Written problem: Leave out the pictures and repeat the rest of the material exactly.

·····

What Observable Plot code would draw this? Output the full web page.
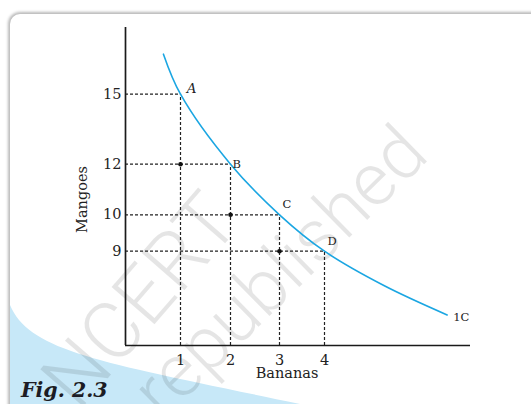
<!DOCTYPE html>
<html>
<head>
<meta charset="utf-8">
<script src="https://cdn.jsdelivr.net/npm/d3@7"></script>
<script src="https://cdn.jsdelivr.net/npm/@observablehq/plot@0.6"></script>
<style>
  html, body { margin: 0; padding: 0; background: #fff; }
  #wrap { position: relative; width: 531px; height: 404px; overflow: hidden; background: #fff; }
  #card { position: absolute; left: 10px; top: 14px; width: 640px; height: 520px; border-radius: 10px;
          background: #fff; box-shadow: 0 0 3px 2px rgba(0,0,0,0.28); overflow: hidden; }
  #deco, #mark, #plot { position: absolute; left: 0; top: 0; }
  #fig { position: absolute; left: 21px; top: 378px; font-family: "DejaVu Serif", serif; font-weight: bold;
         font-style: italic; font-size: 20.5px; color: #1c1c24; white-space: nowrap; }
</style>
</head>
<body>
<div id="wrap">
  <div id="card"></div>
  <svg id="deco" width="531" height="404">
    <path d="M10,305 C30,352 100,362 300,404 L10,404 Z" fill="#c7e8f8"></path>
  </svg>
  <svg id="mark" width="531" height="404" style="font-family: Roboto, 'DejaVu Sans', sans-serif; font-weight:300;">
    <text x="140" y="300" transform="rotate(-49 140 300)" text-anchor="middle" dominant-baseline="central"
          font-size="80" fill="#000" fill-opacity="0.1">NCERT</text>
    <text x="279" y="271" transform="rotate(-44.5 279 271)" text-anchor="middle" dominant-baseline="central"
          font-size="74" fill="#000" fill-opacity="0.1">republished</text>
  </svg>
  <div id="plot"></div>
  <div id="fig">Fig. 2.3</div>
</div>
<script>
// Schematic (unevenly spaced) axes, as drawn in the reference figure
const xDomain = [0, 1, 2, 3, 4, 7];
const yDomain = [6.5, 9, 10, 12, 15, 18];

// Consumption bundles on the indifference curve
const bananas = [1, 2, 3, 4];
const mangoes = [15, 12, 10, 9];
const bundleLabels = ["A", "B", "C", "D"];

// Intersection dots of the dashed guides
const dotBananas = [1, 2, 3];
const dotMangoes = [12, 10, 9];

// Indifference curve IC
const curveBananas = [0.69, 1, 2, 3, 4, 5.22, 6.52];
const curveMangoes = [16.8, 15, 12, 10, 9, 8.09, 7.31];

const xTicks = [1, 2, 3, 4];
const yTicks = [9, 10, 12, 15];

const bundles = bananas.map((b, i) => ({b, m: mangoes[i], label: bundleLabels[i]}));
const dots = dotBananas.map((b, i) => ({b, m: dotMangoes[i]}));
const curve = curveBananas.map((b, i) => ({b, m: curveMangoes[i]}));

const xMin = xDomain[0], xMax = xDomain[xDomain.length - 1];
const yMin = yDomain[0], yMax = yDomain[yDomain.length - 1];

// the figure's axes are hand-spaced: warp each axis piecewise before Plot's linear scale
const xWarp = d3.scaleLinear(xDomain, [0, 55, 105, 154, 199, 345]);
const yWarp = d3.scaleLinear(yDomain, [0, 94.3, 130.7, 181.3, 251.3, 318]);

const dash = {stroke: "#222", strokeWidth: 1.2, strokeDasharray: "3,2"};
const serif = "DejaVu Serif, Liberation Serif, serif";
const lab = {x: "b", y: "m", text: "label", fontSize: 11.5, fill: "#222"};

const chart = Plot.plot({
  width: 531,
  height: 404,
  margin: 0,
  x: {transform: xWarp, domain: [0, 345], range: [125, 470], axis: null},
  y: {transform: yWarp, domain: [0, 318], range: [345, 27], axis: null},
  style: {background: "transparent", fontFamily: serif, color: "#222"},
  marks: [
    Plot.ruleY(bundles, {y: "m", x1: xMin, x2: "b", ...dash}),
    Plot.ruleX(bundles, {x: "b", y1: yMin, y2: "m", ...dash}),
    Plot.dot(dots, {x: "b", y: "m", r: 2.3, fill: "#111"}),
    Plot.line(curve, {x: "b", y: "m", stroke: "#1ba6e2", strokeWidth: 1.6, curve: "catmull-rom"}),
    Plot.ruleX([xMin], {y1: yMin, y2: yMax, stroke: "#1a1a1a", strokeWidth: 1.7}),
    Plot.ruleY([yMin], {x1: xMin, x2: xMax, stroke: "#1a1a1a", strokeWidth: 1.7}),
    // tick labels
    Plot.text(yTicks, {x: xMin, y: d => d, text: d => String(d), textAnchor: "end", dx: -4, fontSize: 14.5, fill: "#222"}),
    Plot.text(xTicks, {x: d => d, y: yMin, text: d => String(d), dy: 15, fontSize: 14.5, fill: "#222"}),
    // axis titles
    Plot.text(["Bananas"], {frameAnchor: "bottom", dx: 21, dy: -27, fontSize: 14.5, fill: "#222"}),
    Plot.text(["Mangoes"], {frameAnchor: "left", textAnchor: "middle", rotate: -90, dx: 82, dy: -3, fontSize: 14.5, fill: "#222"}),
    // bundle labels
    Plot.text(bundles.filter(d => d.label === "A"), {...lab, dx: 11, dy: -6, fontSize: 13.5, fontStyle: "italic"}),
    Plot.text(bundles.filter(d => d.label === "B"), {...lab, textAnchor: "start", dx: 2, dy: 0}),
    Plot.text(bundles.filter(d => d.label === "C" || d.label === "D"), {...lab, textAnchor: "start", dx: 3, dy: -10}),
    Plot.text([curve[curve.length - 1]], {x: "b", y: "m", text: () => "1C", textAnchor: "start", dx: 6, dy: 2, fontSize: 11.5, fill: "#222"})
  ]
});
document.getElementById("plot").appendChild(chart);
</script>
</body>
</html>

·····

Output below:
What Observable Plot code would draw this? Output the full web page.
<!DOCTYPE html>
<html>
<head>
<meta charset="utf-8">
<script src="https://cdn.jsdelivr.net/npm/d3@7"></script>
<script src="https://cdn.jsdelivr.net/npm/@observablehq/plot@0.6"></script>
<style>
  html, body { margin: 0; padding: 0; background: #fff; }
  #wrap { position: relative; width: 531px; height: 404px; overflow: hidden; background: #fff; }
  #card { position: absolute; left: 10px; top: 14px; width: 640px; height: 520px; border-radius: 10px;
          background: #fff; box-shadow: 0 0 3px 2px rgba(0,0,0,0.28); overflow: hidden; }
  #deco, #mark, #plot { position: absolute; left: 0; top: 0; }
  #fig { position: absolute; left: 21px; top: 378px; font-family: "DejaVu Serif", serif; font-weight: bold;
         font-style: italic; font-size: 20.5px; color: #1c1c24; white-space: nowrap; }
</style>
</head>
<body>
<div id="wrap">
  <div id="card"></div>
  <svg id="deco" width="531" height="404">
    <path d="M10,305 C30,352 100,362 300,404 L10,404 Z" fill="#c7e8f8"></path>
  </svg>
  <svg id="mark" width="531" height="404" style="font-family: Roboto, 'DejaVu Sans', sans-serif; font-weight:300;">
    <text x="140" y="300" transform="rotate(-49 140 300)" text-anchor="middle" dominant-baseline="central"
          font-size="80" fill="#000" fill-opacity="0.1">NCERT</text>
    <text x="279" y="271" transform="rotate(-44.5 279 271)" text-anchor="middle" dominant-baseline="central"
          font-size="74" fill="#000" fill-opacity="0.1">republished</text>
  </svg>
  <div id="plot"></div>
  <div id="fig">Fig. 2.3</div>
</div>
<script>
// Schematic (unevenly spaced) axes, as drawn in the reference figure
const xDomain = [0, 1, 2, 3, 4, 7];
const yDomain = [6.5, 9, 10, 12, 15, 18];

// Consumption bundles on the indifference curve
const bananas = [1, 2, 3, 4];
const mangoes = [15, 12, 10, 9];
const bundleLabels = ["A", "B", "C", "D"];

// Intersection dots of the dashed guides
const dotBananas = [1, 2, 3];
const dotMangoes = [12, 10, 9];

// Indifference curve IC
const curveBananas = [0.69, 1, 2, 3, 4, 5.22, 6.52];
const curveMangoes = [16.8, 15, 12, 10, 9, 8.09, 7.31];

const xTicks = [1, 2, 3, 4];
const yTicks = [9, 10, 12, 15];

const bundles = bananas.map((b, i) => ({b, m: mangoes[i], label: bundleLabels[i]}));
const dots = dotBananas.map((b, i) => ({b, m: dotMangoes[i]}));
const curve = curveBananas.map((b, i) => ({b, m: curveMangoes[i]}));

const xMin = xDomain[0], xMax = xDomain[xDomain.length - 1];
const yMin = yDomain[0], yMax = yDomain[yDomain.length - 1];

// the figure's axes are hand-spaced: warp each axis piecewise before Plot's linear scale
const xWarp = d3.scaleLinear(xDomain, [0, 55, 105, 154, 199, 345]);
const yWarp = d3.scaleLinear(yDomain, [0, 94.3, 130.7, 181.3, 251.3, 318]);

const dash = {stroke: "#222", strokeWidth: 1.2, strokeDasharray: "3,2"};
const serif = "DejaVu Serif, Liberation Serif, serif";
const lab = {x: "b", y: "m", text: "label", fontSize: 11.5, fill: "#222"};

const chart = Plot.plot({
  width: 531,
  height: 404,
  margin: 0,
  x: {transform: xWarp, domain: [0, 345], range: [125, 470], axis: null},
  y: {transform: yWarp, domain: [0, 318], range: [345, 27], axis: null},
  style: {background: "transparent", fontFamily: serif, color: "#222"},
  marks: [
    Plot.ruleY(bundles, {y: "m", x1: xMin, x2: "b", ...dash}),
    Plot.ruleX(bundles, {x: "b", y1: yMin, y2: "m", ...dash}),
    Plot.dot(dots, {x: "b", y: "m", r: 2.3, fill: "#111"}),
    Plot.line(curve, {x: "b", y: "m", stroke: "#1ba6e2", strokeWidth: 1.6, curve: "catmull-rom"}),
    Plot.ruleX([xMin], {y1: yMin, y2: yMax, stroke: "#1a1a1a", strokeWidth: 1.7}),
    Plot.ruleY([yMin], {x1: xMin, x2: xMax, stroke: "#1a1a1a", strokeWidth: 1.7}),
    // tick labels
    Plot.text(yTicks, {x: xMin, y: d => d, text: d => String(d), textAnchor: "end", dx: -4, fontSize: 14.5, fill: "#222"}),
    Plot.text(xTicks, {x: d => d, y: yMin, text: d => String(d), dy: 15, fontSize: 14.5, fill: "#222"}),
    // axis titles
    Plot.text(["Bananas"], {frameAnchor: "bottom", dx: 21, dy: -27, fontSize: 14.5, fill: "#222"}),
    Plot.text(["Mangoes"], {frameAnchor: "left", textAnchor: "middle", rotate: -90, dx: 82, dy: -3, fontSize: 14.5, fill: "#222"}),
    // bundle labels
    Plot.text(bundles.filter(d => d.label === "A"), {...lab, dx: 11, dy: -6, fontSize: 13.5, fontStyle: "italic"}),
    Plot.text(bundles.filter(d => d.label === "B"), {...lab, textAnchor: "start", dx: 2, dy: 0}),
    Plot.text(bundles.filter(d => d.label === "C" || d.label === "D"), {...lab, textAnchor: "start", dx: 3, dy: -10}),
    Plot.text([curve[curve.length - 1]], {x: "b", y: "m", text: () => "1C", textAnchor: "start", dx: 6, dy: 2, fontSize: 11.5, fill: "#222"})
  ]
});
document.getElementById("plot").appendChild(chart);
</script>
</body>
</html>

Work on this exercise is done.